Literature scholars differ over the years that encompass the Modernist period, however most generally agree that modernist authors published as early as the 1880s and into the mid-1940s. During this period, society at every level underwent profound changes. War and industrialization seemed to devalue the individual. Global communication made the world a smaller place. The pace of change was dizzying. Writers responded to this new world in a variety of ways.

Part 1

  • Perspectivism: the locating of meaning from the viewpoint of the individual (narrator’s position important); realist novel > omniscient narrator > knows everything > background, thoughts, wishes, reasons for actions, ‘more than human’, Modernist narrator > gives his/her point of view, emotions, subjective, limited

  • Impressionism: an emphasis on the process of perception and knowing: the use of devices (formal, linguistic, representational), to present more closely the texture or process or structure of knowing and perceiving. A re-structuring of literature and the experience of reality it re-presents.

        Life is not a series of gig lamps symmetrically arranged; but a luminous halo, a semi-transparent envelope surrounding us from    the beginning to the end. Is it not the task of the novelist to convey this varying, this unknown and uncircumscribed spirit, whatever aberration or complexity it may display; with as little mixture of the alien and external as possible? (Virginia Woolf “Modern Fiction” )

  • A break with the sequential, developmental, cause-and-effect presentation of the 'reality' of realist fiction >  presentation of experience as layered, allusive, discontinuous; the use, to these ends, of fragmentation and juxtaposition, motif, symbol, allusion. 

  • Language is seen as a complex, nuanced site of our construction of the 'real'; language is 'thick', its multiple meanings and varied connotative forces are essential to our elusive, multiple, complex sense of and cultural construction of reality. 

  • Experimentation in form in order to present differently, afresh, the structure, the connections, and the experience of life; an emphasis on cohesion, interrelatedness and depth in the structure of the aesthetic object and of experience (motif, juxtaposition, significant parallels, different voices, shifts and overlays in time and place and perspective)

  • A sense of art as artifact, art as 'other' than diurnal reality

  • The (re)presentation of inner (psychological) reality, including the 'flow' of experience, through devices such as stream of consciousness. 

        Stream of consciousness: the continuous flow of sense perceptions, thoughts, feelings, and memories in the human mind; or a literary method of representing such a blending of mental processes in fictional characters, usually in an unpunctuated or disjointed form of interior monologue. Stream of consciousness is a special style of interior monologue that without the apparent intervention of a summarizing and selecting narrator, mingles the thoughts of the character with impressions and perceptions, often violating the norms of grammar, syntax, and logic.

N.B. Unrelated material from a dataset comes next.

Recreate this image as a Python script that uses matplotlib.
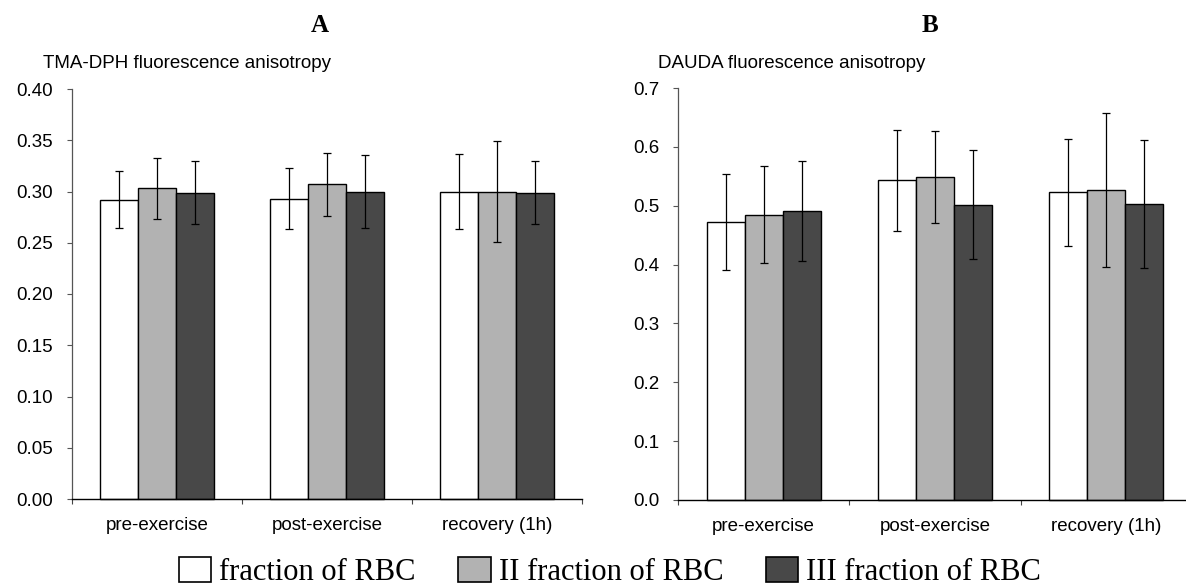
import matplotlib
matplotlib.use("Agg")
import matplotlib.pyplot as plt
from matplotlib.patches import Patch
import numpy as np

categories = ["pre-exercise", "post-exercise", "recovery (1h)"]
series_names = ["fraction of RBC", "II fraction of RBC", "III fraction of RBC"]
colors = ["#ffffff", "#b2b2b2", "#484848"]

# Panel A: TMA-DPH
tma_vals = [[0.292, 0.293, 0.300],
            [0.303, 0.307, 0.300],
            [0.299, 0.300, 0.299]]
tma_err = [[0.028, 0.030, 0.037],
           [0.030, 0.031, 0.049],
           [0.031, 0.036, 0.031]]

# Panel B: DAUDA
dauda_vals = [[0.472, 0.543, 0.523],
              [0.485, 0.549, 0.527],
              [0.491, 0.502, 0.503]]
dauda_err = [[0.082, 0.086, 0.091],
             [0.082, 0.078, 0.131],
             [0.085, 0.093, 0.109]]

tma_ticks = [0.00, 0.05, 0.10, 0.15, 0.20, 0.25, 0.30, 0.35, 0.40]
dauda_ticks = [0.0, 0.1, 0.2, 0.3, 0.4, 0.5, 0.6, 0.7]

sans = ["Liberation Sans", "DejaVu Sans"]
serif = ["Liberation Serif", "DejaVu Serif"]

fig = plt.figure(figsize=(11.86, 5.87), dpi=100)
W, H = 1186, 587
TICK_FS = 13.5

def add_panel(left_px, right_px, top_px, bot_px, vals, errs, ticks, fmt, letter, subtitle, sub_x, letter_x):
    ax = fig.add_axes([left_px / W, 1 - bot_px / H, (right_px - left_px) / W, (bot_px - top_px) / H])
    ax.patch.set_visible(False)
    x = np.arange(len(categories))
    bw = 0.222
    for i in range(3):
        ax.bar(x + (i - 1) * bw, vals[i], bw, color=colors[i], edgecolor="black",
               linewidth=1.0, zorder=2, clip_on=False)
        ax.errorbar(x + (i - 1) * bw, vals[i], yerr=errs[i], fmt="none", ecolor="black",
                    elinewidth=0.9, capsize=3, capthick=0.9, zorder=3, clip_on=False)
    ax.set_xlim(-0.5, 2.5)
    ax.set_ylim(ticks[0], ticks[-1])
    ax.set_yticks(ticks)
    ax.set_yticklabels([fmt.format(t) for t in ticks], family=sans, fontsize=TICK_FS)
    ax.set_xticks(x)
    ax.set_xticklabels(categories, family=sans, fontsize=TICK_FS)
    ax.tick_params(axis="x", which="major", length=0, pad=13)
    ax.set_xticks([-0.5, 0.5, 1.5, 2.5], minor=True)
    ax.tick_params(axis="x", which="minor", length=3.6, width=0.8, direction="out", color="#444444")
    ax.tick_params(axis="y", length=3.6, width=0.8, direction="out", color="#555555", pad=10)
    for s in ["top", "right"]:
        ax.spines[s].set_visible(False)
    ax.spines["left"].set_color("#555555")
    ax.spines["left"].set_linewidth(0.9)
    ax.spines["bottom"].set_color("black")
    ax.spines["bottom"].set_linewidth(1.0)
    fig.text(letter_x / W, 1 - 25 / H, letter, family=serif, fontweight="bold", fontsize=18,
             ha="center", va="center")
    fig.text(sub_x / W, 1 - 63 / H, subtitle, family=sans, fontsize=TICK_FS,
             ha="left", va="center")
    return ax

add_panel(72, 582, 89, 499, tma_vals, tma_err, tma_ticks, "{:.2f}", "A",
          "TMA-DPH fluorescence anisotropy", 43, 320)
add_panel(678, 1192, 88, 500, dauda_vals, dauda_err, dauda_ticks, "{:.1f}", "B",
          "DAUDA fluorescence anisotropy", 658, 930)

handles = [Patch(facecolor=c, edgecolor="black", linewidth=1.2) for c in colors]
fig.legend(handles, series_names, loc="center", bbox_to_anchor=(610 / W, 1 - 572 / H),
           ncol=3, frameon=False, prop={"family": serif, "size": 22},
           handlelength=1.05, handleheight=0.88, handletextpad=0.26, columnspacing=1.4,
           borderpad=0, borderaxespad=0)

fig.savefig("out.png", dpi=100)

        Example of stream of consciousness: Joyce’s Ulysses

Pineapple rock, lemon platt, butter scotch. A sugar-sticky girl shoveling scoopfuls of creams for a christian brother. Some school great. Bad for their tummies. Lozenge and comfit manufacturer to His Majesty the King. God. Save. Our. Sitting on his throne, sucking red jujubes white. 

  • The use of interior or symbolic landscape: the world is moved 'inside', structured symbolically or metaphorically;

  • Time becomes psychological time (time as innerly experienced) or symbolic time (time or measures of time as symbols, or time as it accommodates a symbolic rather than a historical reality), not the 'historical' or railway time of realism.

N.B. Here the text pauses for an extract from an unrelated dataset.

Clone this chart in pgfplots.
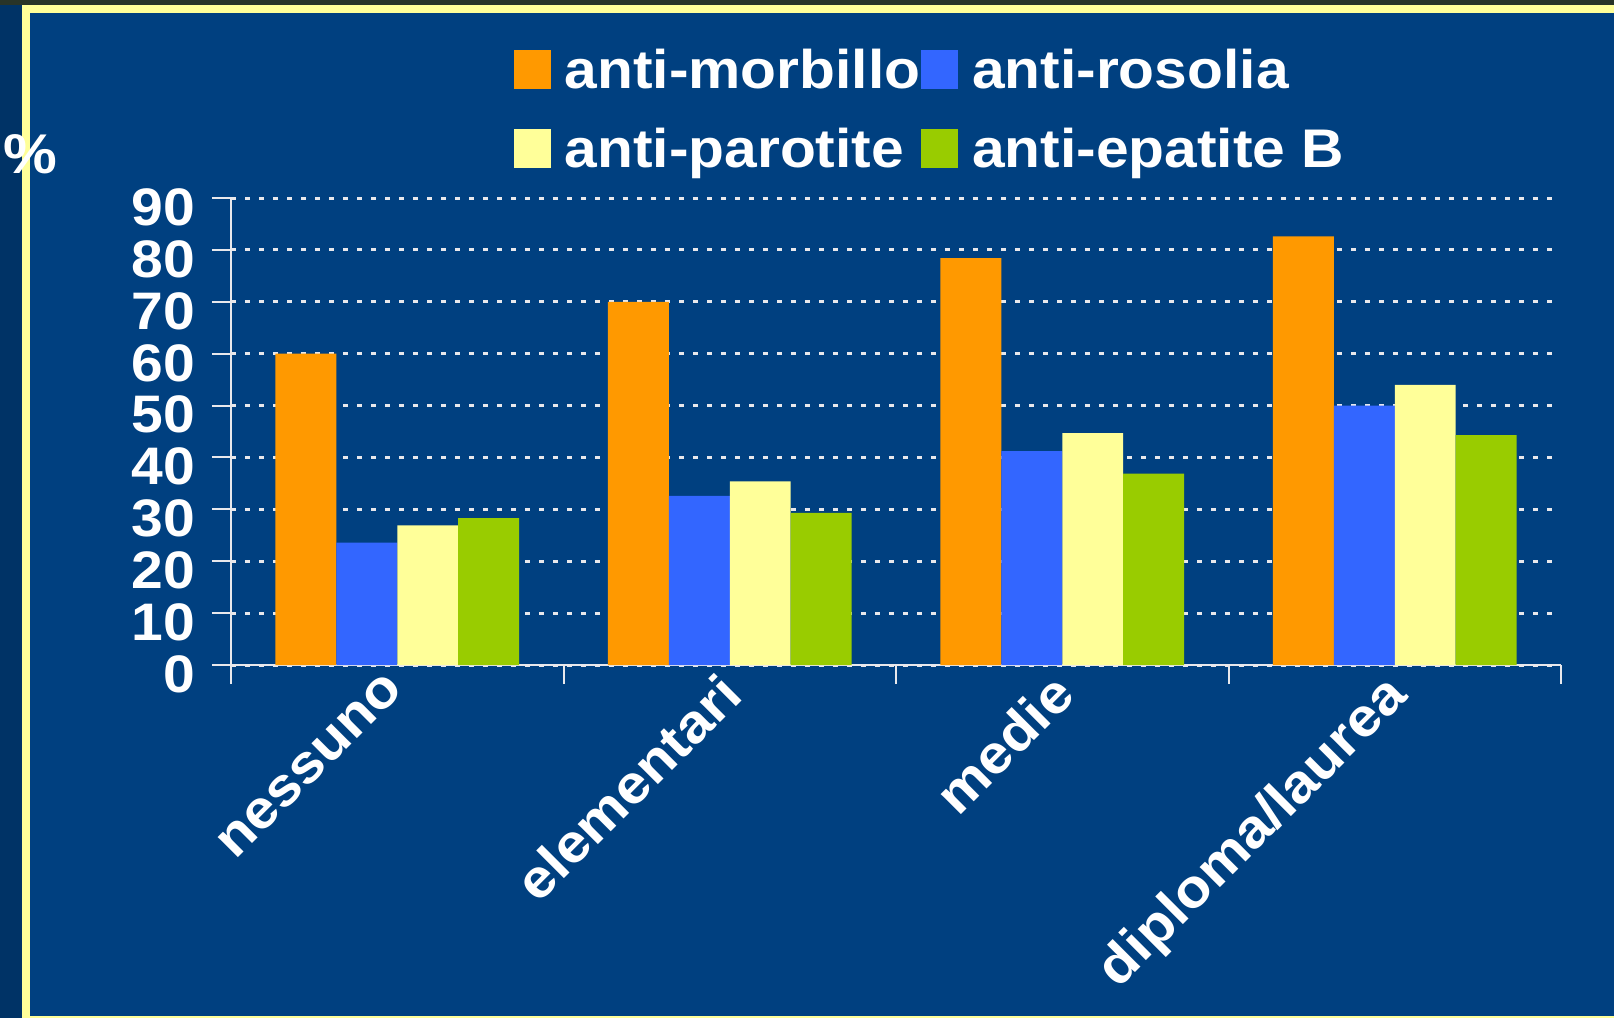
\documentclass[border=0pt]{standalone}
\usepackage{fontspec}
\setmainfont{Liberation Sans}[FakeStretch=1.08]
\usepackage{pgfplots}
\pgfplotsset{compat=1.18}
\definecolor{bg}{RGB}{0,64,128}
\definecolor{strip}{RGB}{0,51,102}
\definecolor{topstrip}{RGB}{40,52,40}
\definecolor{ylw}{RGB}{255,255,153}
\definecolor{cOr}{RGB}{255,153,0}
\definecolor{cBl}{RGB}{51,102,255}
\definecolor{cYe}{RGB}{255,255,153}
\definecolor{cGr}{RGB}{153,204,0}
\definecolor{axc}{RGB}{232,232,236}
\pgfplotsset{
  mybar/.style={ybar, draw=none, bar width=0.1832,
    legend image code/.code={\fill (0pt,-4.3pt) rectangle (9.25pt,5.45pt);}},
}
\begin{document}
\begin{tikzpicture}
\useasboundingbox (0,0) rectangle (403.5pt,254.5pt);
\fill[bg] (0,0) rectangle (403.5pt,254.5pt);
\fill[strip] (0,0) rectangle (5.5pt,254.5pt);
\fill[topstrip] (0,253.3pt) rectangle (403.5pt,254.5pt);
\fill[ylw] (5.5pt,0) rectangle (7.5pt,253.3pt);
\fill[ylw] (5.5pt,251.25pt) rectangle (403.5pt,253.3pt);
\fill[ylw] (5.5pt,0) rectangle (403.5pt,0.5pt);
\node[text=white, font=\bfseries\fontsize{14}{15}\selectfont, inner sep=0pt] at (7.7pt,215.9pt) {\%};
\begin{axis}[
  at={(57.75pt,88.25pt)}, anchor=south west, scale only axis,
  width=332.5pt, height=116.75pt,
  xmin=-0.5, xmax=3.5, ymin=0, ymax=90,
  axis x line=bottom, axis y line=left,
  axis line style={axc, line width=0.5pt, -},
  every tick/.style={axc, line width=0.5pt},
  tick align=outside, major tick length=4.75pt,
  ytick={0,10,...,90},
  xtick={-0.5,0.5,1.5,2.5,3.5}, xticklabels={,,,,},
  extra x ticks={0,1,2,3},
  extra x tick labels={nessuno,elementari,medie,diploma/laurea},
  extra x tick style={major tick length=0pt,
    xticklabel style={rotate=45, anchor=north east, inner sep=0pt, xshift=-3pt, yshift=1.5pt,
      text=white, font=\bfseries\fontsize{13.5}{14}\selectfont}},
  ymajorgrids=true,
  major grid style={axc, line width=0.75pt, dash pattern=on 1.15pt off 2.35pt},
  yticklabel style={text=white, inner sep=0pt, yshift=-2.3pt, xshift=-4pt,
    font=\bfseries\fontsize{13.2}{14}\selectfont},
  /pgf/number format/assume math mode=true,
  legend columns=2,
  legend cell align=left,
  legend style={at={(0.2125,1.3203)}, anchor=north west, draw=none, fill=none,
    inner sep=0pt, outer sep=0pt, text=white,
    font=\bfseries\fontsize{13.6}{14}\selectfont,
    row sep=8.3pt, nodes={inner sep=0pt},
    /tikz/every odd column/.style={column sep=3.5pt},
    /tikz/every even column/.style={column sep=2.1pt}},
]
\addplot[mybar, fill=cOr, bar shift=-0.2748] coordinates {(0,60) (1,70) (2,78.4) (3,82.6)};
\addlegendentry{\makebox[87pt][l]{\rule{0pt}{10pt}anti-morbillo}}
\addplot[mybar, fill=cBl, bar shift=-0.0916] coordinates {(0,23.6) (1,32.6) (2,41.2) (3,50)};
\addlegendentry{\makebox[87pt][l]{\rule{0pt}{10pt}anti-rosolia}}
\addplot[mybar, fill=cYe, bar shift=0.0916] coordinates {(0,26.9) (1,35.4) (2,44.7) (3,54.0)};
\addlegendentry{\makebox[87pt][l]{\rule{0pt}{10pt}anti-parotite}}
\addplot[mybar, fill=cGr, bar shift=0.2748] coordinates {(0,28.3) (1,29.3) (2,36.9) (3,44.3)};
\addlegendentry{\makebox[87pt][l]{\rule{0pt}{10pt}anti-epatite B}}
\end{axis}
\end{tikzpicture}
\end{document}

  • A turn to 'open' or ambiguous endings, again seen to be more representative of 'reality' -- as opposed to 'closed' endings, in which matters are resolved. 

  • The search for symbolic ground or an ontological or epistemic ground for reality, especially through the device of 'epiphany' (Joyce), 'inscape' (Hopkins), 'moment of being' (Woolf), 'Jetztzeit' (Benjamin) (no, evidently not the source of 'jet-set') -- the moment of revelation of a reality beneath and grounding appearances. This relates as well to the move to tighten up form, to move experience inwards, and to explore the structural aspects of experience.